By Anna Pettus
Michael Weisman '98, founder of Campus Labs, may have found his success in the world of modern technology, but his business strategies classically rely on hard work and determination. The Harpur College alumnus returned to campus last semester and spoke to more than 60 students on how he went from an anthropology major to a successful entrepreneur.
Campus Labs is now one of the leading forms of data comprehension for higher education and student learning. However, Weisman said he wasn't always on the straight path to success. Graduating with no job offers, he was driven to pursue non-traditional career paths.
"At the time I thought it was a tragedy, but in retrospect it wasn't," he said. "It was an opportunity."
After entering the graduate program at University of Buffalo, "everything just happened very quickly. Sometimes you just put yourself into a position where the stars align and there's an opportunity for success."
With the encouragement of his friend (and eventual co-founder of Campus Labs) Eric Reich, Weisman attended an entrepreneurship lecture. There he witnessed several local entrepreneurs share their stories and lessons learned.
More than providing advice, the experience broadened his perspective of what is achievable, he said.
"I don't want to say I knew then what I wanted to do, but it was a wonderful exposure to what was possible," he added. "Sometimes we find ourselves on a path that we think is the only path, when there are a lot of different ways that we can get to the end result."
The then-recent burst of successful startups in the tech industry allowed Reich and Weisman to put their newfound opportunistic way of thinking to the test.
"A lot of people were becoming big success stories overnight," Weisman said. "We started talking about what makes those people any different from you and I, and the reality is nothing. Other than the fact that they made the conscious decision to start a business." It was then that they chose to make the same decision as well.
Serendipitously, the University of Buffalo sponsored a competition for students to submit a business plan that same year. Although there was no plan for them to submit, Weisman and Reich quickly set to work on formulating one based off of their experiences in the professional world.
"Eric had spent the previous summer in an internship with MTV in their research and planning department," Weisman said. "He saw first-hand that paper data collection was taking upwards of six months to turn around and put to use into the programming. So we saw disruptive technology to be an opportunity to change the way that information was being used." Furthermore, Reich's position as student representative to the campus board of trustees gave them insight into how important it was to collect data on student opinion.
Eventually, their ideas formed a plan that others could support, and they won the Panasci Entrepreneurial Award. Although everything seemed to have been lining up smoothly for their success, Weisman said that it wasn't luck that won them the competition.
"It took a lot of time and a lot of effort," he said. "We made sure to check in with different professors and teachers about how we should frame this, what do we need to consider when drafting this section of the plan. We would go into the accounting office and ask them their thoughts about developing different kinds of tables."

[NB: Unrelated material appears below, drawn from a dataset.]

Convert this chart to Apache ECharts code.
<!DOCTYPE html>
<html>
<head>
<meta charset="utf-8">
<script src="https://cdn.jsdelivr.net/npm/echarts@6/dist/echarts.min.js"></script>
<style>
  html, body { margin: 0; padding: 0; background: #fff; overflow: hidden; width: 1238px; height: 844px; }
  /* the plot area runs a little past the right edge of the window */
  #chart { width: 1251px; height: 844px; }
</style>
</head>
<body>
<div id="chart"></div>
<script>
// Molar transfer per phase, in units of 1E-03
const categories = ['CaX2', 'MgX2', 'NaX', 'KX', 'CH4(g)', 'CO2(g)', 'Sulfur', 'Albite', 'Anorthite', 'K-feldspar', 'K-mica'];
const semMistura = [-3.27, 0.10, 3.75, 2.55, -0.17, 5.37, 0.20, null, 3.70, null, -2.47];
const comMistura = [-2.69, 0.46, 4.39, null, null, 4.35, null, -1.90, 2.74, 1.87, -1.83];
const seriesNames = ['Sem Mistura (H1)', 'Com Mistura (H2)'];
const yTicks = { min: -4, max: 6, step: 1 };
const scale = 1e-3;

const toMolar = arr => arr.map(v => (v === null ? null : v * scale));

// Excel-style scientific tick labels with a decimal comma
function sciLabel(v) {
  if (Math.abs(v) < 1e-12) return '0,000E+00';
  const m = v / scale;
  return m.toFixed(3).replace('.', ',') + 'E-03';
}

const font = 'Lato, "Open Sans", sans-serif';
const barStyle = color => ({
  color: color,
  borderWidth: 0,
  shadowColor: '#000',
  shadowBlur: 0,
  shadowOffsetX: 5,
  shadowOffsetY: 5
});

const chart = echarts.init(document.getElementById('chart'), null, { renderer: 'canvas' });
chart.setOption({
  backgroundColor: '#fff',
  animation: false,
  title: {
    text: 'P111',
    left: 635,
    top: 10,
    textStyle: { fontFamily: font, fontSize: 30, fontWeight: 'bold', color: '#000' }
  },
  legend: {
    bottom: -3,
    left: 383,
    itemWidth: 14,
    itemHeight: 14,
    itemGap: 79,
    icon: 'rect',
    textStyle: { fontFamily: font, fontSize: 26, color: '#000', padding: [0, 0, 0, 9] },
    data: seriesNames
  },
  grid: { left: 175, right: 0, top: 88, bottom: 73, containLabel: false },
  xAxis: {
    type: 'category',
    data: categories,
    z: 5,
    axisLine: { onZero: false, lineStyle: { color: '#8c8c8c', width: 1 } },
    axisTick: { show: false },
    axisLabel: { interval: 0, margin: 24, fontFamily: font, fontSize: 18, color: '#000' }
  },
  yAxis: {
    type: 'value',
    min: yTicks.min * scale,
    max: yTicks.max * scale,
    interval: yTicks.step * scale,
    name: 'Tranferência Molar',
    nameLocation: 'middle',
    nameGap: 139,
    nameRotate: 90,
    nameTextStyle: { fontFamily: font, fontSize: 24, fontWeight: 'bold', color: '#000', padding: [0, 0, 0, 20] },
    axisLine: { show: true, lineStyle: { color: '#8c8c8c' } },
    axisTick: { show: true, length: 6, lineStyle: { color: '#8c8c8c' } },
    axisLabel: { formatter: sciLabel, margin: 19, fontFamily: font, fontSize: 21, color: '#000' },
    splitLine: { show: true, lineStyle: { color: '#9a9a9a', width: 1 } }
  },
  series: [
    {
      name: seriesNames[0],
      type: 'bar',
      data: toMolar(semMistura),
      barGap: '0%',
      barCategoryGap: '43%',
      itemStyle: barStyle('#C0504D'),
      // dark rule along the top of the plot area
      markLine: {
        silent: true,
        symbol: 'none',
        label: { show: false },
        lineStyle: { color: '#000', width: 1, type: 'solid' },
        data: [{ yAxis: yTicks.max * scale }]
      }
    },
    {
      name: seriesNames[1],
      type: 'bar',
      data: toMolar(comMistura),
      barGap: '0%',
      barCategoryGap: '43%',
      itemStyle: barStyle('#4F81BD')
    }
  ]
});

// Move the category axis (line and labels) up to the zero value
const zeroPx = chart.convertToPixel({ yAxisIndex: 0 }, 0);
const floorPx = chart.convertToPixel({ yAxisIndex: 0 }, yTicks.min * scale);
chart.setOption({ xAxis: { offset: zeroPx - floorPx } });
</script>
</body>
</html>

Their work ethic and willingness to incorporate the ideas of those around them assisted them through the first struggling years of their business. Weisman recalled their willingness to listen and learn as the reason they survived not only their own ignorance in the business world but also the crash of the dot-com bubble.

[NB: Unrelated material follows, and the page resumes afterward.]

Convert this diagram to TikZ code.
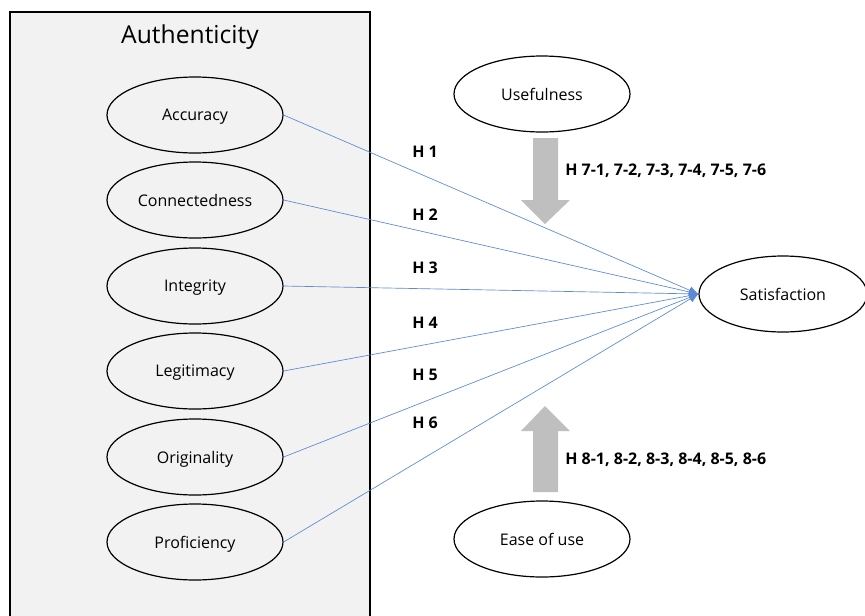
\documentclass[tikz,border=0pt]{standalone}
\usepackage{fontspec}
\setmainfont{Open Sans}
\usetikzlibrary{arrows.meta,shapes.geometric}

\definecolor{panelgray}{RGB}{242,242,242}
\definecolor{blockgray}{RGB}{191,191,191}
\definecolor{linkblue}{RGB}{91,138,214}

\begin{document}
\begin{tikzpicture}[x=0.75pt,y=-0.75pt,>=Latex,
	construct/.style={ellipse,draw=black,line width=0.9pt,minimum width=132pt,minimum height=57pt,text depth=0pt,font=\fontsize{12}{14}\selectfont},
	hyp/.style={font=\bfseries\fontsize{12}{14}\selectfont,inner sep=0pt},
	link/.style={linkblue,line width=0.5pt,-{Latex[length=7pt,width=6pt]}}]
	
	\useasboundingbox (0,0) rectangle (865,615);
	
	% Authenticity panel
	\draw[fill=panelgray,line width=0.9pt] (10,12) rectangle (370,625);
	\node[font=\fontsize{18.5}{22}\selectfont] (auth) at (190,37) {Authenticity};
	
	% Dimensions of authenticity
	\node[construct,fill=panelgray] (acc) at (195,115) {Accuracy};
	\node[construct,fill=panelgray] (con) at (195,200) {Connectedness};
	\node[construct,fill=panelgray] (int) at (195,286) {Integrity};
	\node[construct,fill=panelgray] (leg) at (195,371) {Legitimacy};
	\node[construct,fill=panelgray] (ori) at (195,457) {Originality};
	\node[construct,fill=panelgray] (pro) at (195,542) {Proficiency};
	
	% Outcome and moderators
	\node[construct,minimum width=126pt,fill=white] (sat) at (783,294) {Satisfaction};
	\node[construct,fill=white] (use) at (542,94) {Usefulness};
	\node[construct,fill=white] (ease) at (542,539) {Ease of use};
	
	% Block arrows
	\fill[blockgray] (533,138) -- (558,138) -- (558,200) -- (570,200) -- (545,224)
		-- (521,200) -- (533,200) -- cycle;
	\fill[blockgray] (533,492) -- (558,492) -- (558,431) -- (570,431) -- (545,406)
		-- (521,431) -- (533,431) -- cycle;
	
	% Paths H1 - H6
	\foreach \src in {acc,con,int,leg,ori,pro}
		\draw[link] (\src.east) -- (sat.west);
	
	% Hypothesis labels
	\node[hyp,anchor=west] (h1) at (412,152) {H\ 1};
	\node[hyp,anchor=west] (h2) at (412,215) {H\ 2};
	\node[hyp,anchor=west] (h3) at (412,268) {H\ 3};
	\node[hyp,anchor=west] (h4) at (412,323) {H\ 4};
	\node[hyp,anchor=west] (h5) at (412,375) {H\ 5};
	\node[hyp,anchor=west] (h6) at (412,423) {H\ 6};
	\node[hyp,anchor=west] (h7) at (565,171) {H 7-1, 7-2, 7-3, 7-4, 7-5, 7-6};
	\node[hyp,anchor=west] (h8) at (565,460) {H 8-1, 8-2, 8-3, 8-4, 8-5, 8-6};
	
\end{tikzpicture}
\end{document}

"We studied what happened to the companies that were flying high, and overnight they imploded," he said. "We were really fortunate to learn a lot of lessons. It was a result of all these efforts that we learned how we wanted to run our business. Which was really bare bones."
Bare bones is certainly a way to describe their beginnings. For a year they worked out of an office on the second floor of a theater, before the company started breaking even.
"We didn't take salaries," Weisman said. "I lived at home for a year and just did what I had to do, what I needed to do to get by." While this period of sacrifice discouraged some members of their team, Weisman was willing to make the sacrifice: "It was fun and exhilarating to do the work, and to build the business and to employ the people. That was, for me, more gratifying than the salary."
Belief in what you're doing is, to Weisman, the most important part of a business.
"When you go to seek out investors, sure they're looking for a strong concept," he said. "But what I'll tell you is that what's more important than any business plan or any idea is you. You demonstrating that you are a capable person and that you can overcome whatever challenge is thrown your way. And that is far more important in you." Success is not determined by how many failures you can avoid, but how you handle the ones you can't, he added: "Failure is not a bad thing. Failure is part of the learning process. There are all kinds of trials and tribulations you deal with, but it's the people that get through that who are able to enjoy the benefits."
While Campus Labs was recently purchased by Higher One in a merger that resulted in a $40 million profit for Campus Labs, Weisman does not see his role as an entrepreneur diminished. Rather, he views himself as having an opportunity to share his story to students and hopefully inspire them in the way he was once inspired.
"It's fun to come back here and figure out, how can I give back?" he said. "How can I contribute and how can I give people like yourself even the inkling of confidence that you can do this? And you know what, you can. You just have to decide that you're going to."
As the talk came to a close, Weisman left the students with the advice to view the unknown of post-graduation as a possibility.
"Get your degree," he said. "Figure it out from there. Because, you've got the whole world waiting for you."